Mais, tout n’est pas noir sur le terrain de la recherche et de l’innovation en Afrique. Des performances isolées de jeunes chercheurs permettent d’envisager l’avenir avec optimisme. Au Nigéria, une jeune chercheure a utilisé les modèles mathématiques dans la fabrication d’un système pour améliorer la sécurité dans les mines. Au Kenya, une autre chercheure a développé, sur la base de la modélisation mathématique, un système de détection précoce de la malnutrition chez les enfants. Au Cameroun, un jeune ingénieur polytechnicien a inventé une tablette médicale, le Cardiopad, qui permet de réaliser des électrocardiogrammes et d’envoyer, via internet, les résultats à un cardiologue pour interprétation et prise en charge.
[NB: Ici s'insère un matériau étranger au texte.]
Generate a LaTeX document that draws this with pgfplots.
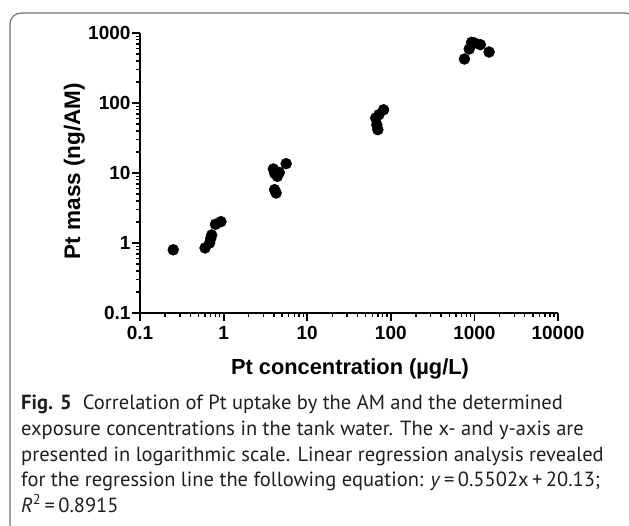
\documentclass[border=0pt]{standalone}
\usepackage{fontspec}
\setmainfont{Liberation Sans}
\newfontfamily\capfont{PT Sans}
\usepackage{pgfplots}
\pgfplotsset{compat=1.18}

\begin{document}
\begin{tikzpicture}
\clip (0pt,0pt) rectangle (629pt,525pt);
\fill[white] (0pt,0pt) rectangle (629pt,525pt);
% frame of the figure box
\draw[black!55, line width=1.2pt, rounded corners=11pt]
  (10pt,-20pt) -- (10pt,512pt) -- (636pt,512pt) -- (636pt,-20pt);

\begin{axis}[
  at={(140pt,212pt)}, anchor=south west,
  scale only axis, width=418pt, height=280pt,
  xmode=log, ymode=log,
  xmin=0.1, xmax=10000, ymin=0.1, ymax=1000,
  axis x line*=bottom, axis y line*=left,
  axis line style={line width=2.6pt},
  clip=false,
  tick align=outside,
  major tick length=8pt, minor tick length=4pt,
  every major tick/.style={black, line width=1.8pt},
  every minor tick/.style={black, line width=1.4pt},
  xtick={0.1,1,10,100,1000,10000},
  xticklabels={0.1,1,10,100,1000,10000},
  ytick={0.1,1,10,100,1000},
  yticklabels={0.1,1,10,100,1000},
  minor xtick={0.2,0.3,0.4,0.5,0.6,0.7,0.8,0.9,2,3,4,5,6,7,8,9,20,30,40,50,60,70,80,90,200,300,400,500,600,700,800,900,2000,3000,4000,5000,6000,7000,8000,9000},
  minor ytick={0.2,0.3,0.4,0.5,0.6,0.7,0.8,0.9,2,3,4,5,6,7,8,9,20,30,40,50,60,70,80,90,200,300,400,500,600,700,800,900},
  ticklabel style={font=\bfseries\fontsize{19}{19}\selectfont},
  xticklabel style={yshift=-2pt},
  yticklabel style={xshift=2pt},
]
\addplot[only marks, mark=*, mark size=5.5pt, black] coordinates {
  (0.25,0.80) (0.60,0.85) (0.68,1.0) (0.70,1.15) (0.72,1.3) (0.80,1.85) (0.93,2.02)
  (3.94,11.4) (4.4,8.96) (4.64,10.2) (5.6,13.6) (4.07,5.78) (4.25,5.18) (4.1,9.8)
  (82,80) (72,68) (66,61) (68,49) (70,41.6)
  (760,425) (867,591) (926,736) (1000,720) (1178,681) (1500,535)
};
\end{axis}

\node[anchor=base, inner sep=0pt, font=\bfseries\fontsize{21.8}{21.8}\selectfont] at (350pt,150pt) {Pt concentration (µg/L)};
\node[rotate=90, anchor=base, inner sep=0pt, font=\bfseries\fontsize{22.5}{22.5}\selectfont] at (80pt,354pt) {Pt mass (ng/AM)};

\begin{scope}[every node/.style={anchor=base west, inner sep=0pt, text=black!88,
    font=\capfont\fontsize{20.5}{20.5}\selectfont}]
\node at (21pt,115pt) {\textbf{Fig. 5}\hspace{0.55em}Correlation of Pt uptake by the AM and the determined};
\node at (21pt,89.5pt) {exposure concentrations in the tank water. The x- and y-axis are};
\node at (21pt,64pt) {presented in logarithmic scale. Linear regression analysis revealed};
\node at (21pt,38.5pt) {for the regression line the following equation: \textit{y}\,=\,0.5502x\,+\,20.13;};
\node at (21pt,13pt) {\textit{R}\textsuperscript{2}\,=\,0.8915};
\end{scope}
\end{tikzpicture}
\end{document}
Des exemples et bien d’autres qui pourraient amener les porteurs de la plateforme Next Einstein Forum à se pencher, lors de la rencontre prévue à Nairobi au Kenya en 2020, sur la sempiternelle problématique du financement des questions de recherche et la valorisation des résultats au profit du développement de Afrique.
Pour rappel, l’Initiative Next Einstein Forum travaille à promouvoir l’appropriation des disciplines scientifiques au sein de la jeunesse pour contribuer à l’avènement de l’émergence de l’Afrique. Ce projet est monté autour du rayonnement du physicien américain d’origine allemande, Albert Einstein, Prix Nobel de physique en 1921 et père de la Théorie de la Relativité qui a révolutionné les applications de la physique dans de la recherche des solutions aux problèmes de l’Homme.